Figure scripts
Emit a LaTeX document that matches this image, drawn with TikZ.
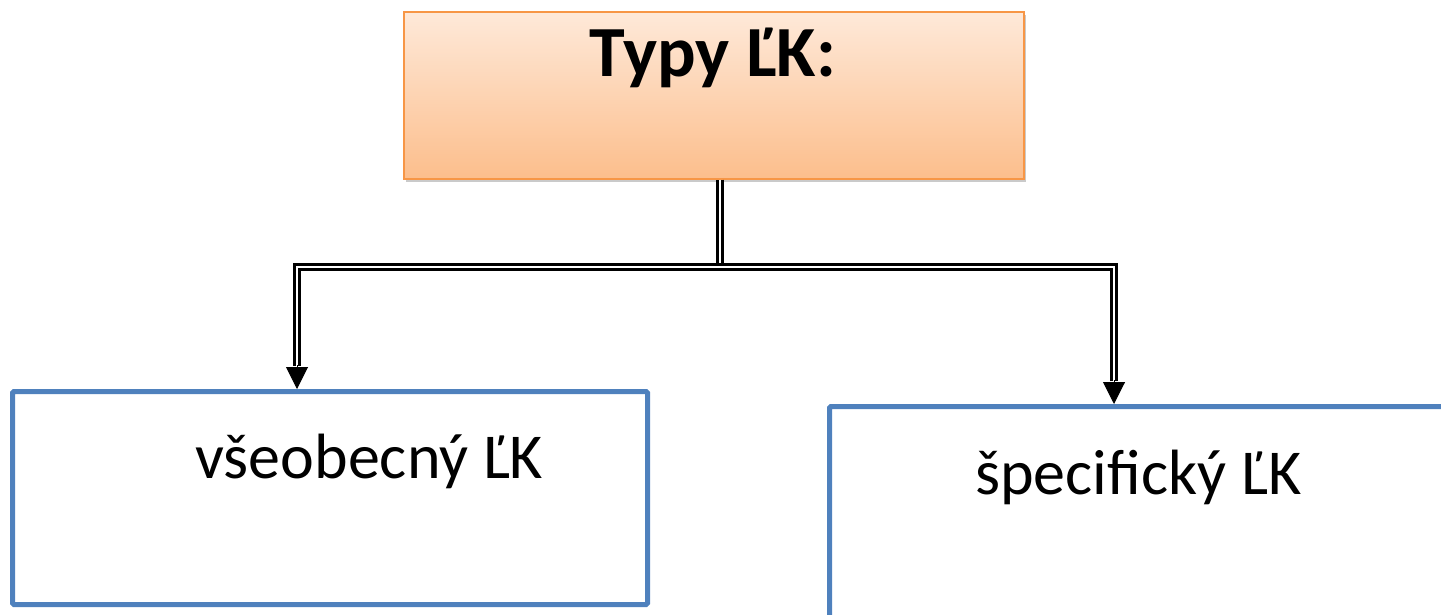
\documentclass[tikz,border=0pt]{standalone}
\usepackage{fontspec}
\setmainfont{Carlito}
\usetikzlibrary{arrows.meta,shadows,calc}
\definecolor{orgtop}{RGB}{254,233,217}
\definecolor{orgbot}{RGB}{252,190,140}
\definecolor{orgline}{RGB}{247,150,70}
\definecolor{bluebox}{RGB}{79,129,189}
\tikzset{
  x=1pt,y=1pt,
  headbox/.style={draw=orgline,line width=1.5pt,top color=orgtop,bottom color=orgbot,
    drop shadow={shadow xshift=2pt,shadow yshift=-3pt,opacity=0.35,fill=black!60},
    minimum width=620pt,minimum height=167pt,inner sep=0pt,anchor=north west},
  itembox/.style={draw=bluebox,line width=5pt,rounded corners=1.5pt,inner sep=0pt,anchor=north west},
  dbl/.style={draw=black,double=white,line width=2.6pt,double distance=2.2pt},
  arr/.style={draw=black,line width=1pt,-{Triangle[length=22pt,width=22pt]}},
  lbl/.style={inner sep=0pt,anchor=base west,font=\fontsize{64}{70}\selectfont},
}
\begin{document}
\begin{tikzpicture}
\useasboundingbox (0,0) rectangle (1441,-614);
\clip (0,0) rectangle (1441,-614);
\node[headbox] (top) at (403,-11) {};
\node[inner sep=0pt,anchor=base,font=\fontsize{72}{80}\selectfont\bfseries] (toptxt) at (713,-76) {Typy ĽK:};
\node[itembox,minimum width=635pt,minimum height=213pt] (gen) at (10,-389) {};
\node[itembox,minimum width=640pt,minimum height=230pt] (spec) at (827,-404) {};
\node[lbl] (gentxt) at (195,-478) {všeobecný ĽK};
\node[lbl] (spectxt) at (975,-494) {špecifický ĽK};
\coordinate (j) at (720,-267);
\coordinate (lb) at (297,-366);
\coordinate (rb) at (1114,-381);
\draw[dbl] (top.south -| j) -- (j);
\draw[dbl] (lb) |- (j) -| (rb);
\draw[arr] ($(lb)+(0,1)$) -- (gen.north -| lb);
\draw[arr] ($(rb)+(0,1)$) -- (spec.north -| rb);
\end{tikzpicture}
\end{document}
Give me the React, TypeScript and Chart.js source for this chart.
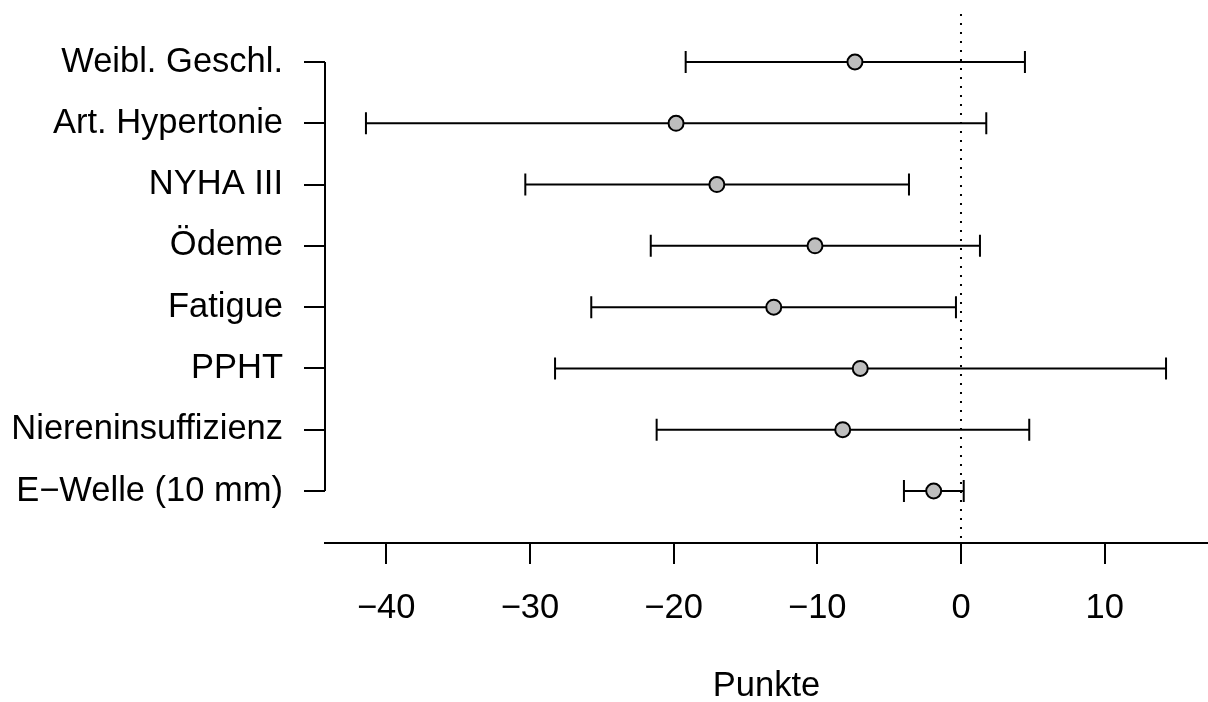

Task statement
Repeat the material above verbatim, with no pictures in the output.

Answer to the problem
Emit a LaTeX document that matches this image, drawn with TikZ.
\documentclass[tikz,border=0pt]{standalone}
\usepackage{fontspec}
\setmainfont{Carlito}
\usetikzlibrary{arrows.meta,shadows,calc}
\definecolor{orgtop}{RGB}{254,233,217}
\definecolor{orgbot}{RGB}{252,190,140}
\definecolor{orgline}{RGB}{247,150,70}
\definecolor{bluebox}{RGB}{79,129,189}
\tikzset{
  x=1pt,y=1pt,
  headbox/.style={draw=orgline,line width=1.5pt,top color=orgtop,bottom color=orgbot,
    drop shadow={shadow xshift=2pt,shadow yshift=-3pt,opacity=0.35,fill=black!60},
    minimum width=620pt,minimum height=167pt,inner sep=0pt,anchor=north west},
  itembox/.style={draw=bluebox,line width=5pt,rounded corners=1.5pt,inner sep=0pt,anchor=north west},
  dbl/.style={draw=black,double=white,line width=2.6pt,double distance=2.2pt},
  arr/.style={draw=black,line width=1pt,-{Triangle[length=22pt,width=22pt]}},
  lbl/.style={inner sep=0pt,anchor=base west,font=\fontsize{64}{70}\selectfont},
}
\begin{document}
\begin{tikzpicture}
\useasboundingbox (0,0) rectangle (1441,-614);
\clip (0,0) rectangle (1441,-614);
\node[headbox] (top) at (403,-11) {};
\node[inner sep=0pt,anchor=base,font=\fontsize{72}{80}\selectfont\bfseries] (toptxt) at (713,-76) {Typy ĽK:};
\node[itembox,minimum width=635pt,minimum height=213pt] (gen) at (10,-389) {};
\node[itembox,minimum width=640pt,minimum height=230pt] (spec) at (827,-404) {};
\node[lbl] (gentxt) at (195,-478) {všeobecný ĽK};
\node[lbl] (spectxt) at (975,-494) {špecifický ĽK};
\coordinate (j) at (720,-267);
\coordinate (lb) at (297,-366);
\coordinate (rb) at (1114,-381);
\draw[dbl] (top.south -| j) -- (j);
\draw[dbl] (lb) |- (j) -| (rb);
\draw[arr] ($(lb)+(0,1)$) -- (gen.north -| lb);
\draw[arr] ($(rb)+(0,1)$) -- (spec.north -| rb);
\end{tikzpicture}
\end{document}
Give me the React, TypeScript and Chart.js source for this chart.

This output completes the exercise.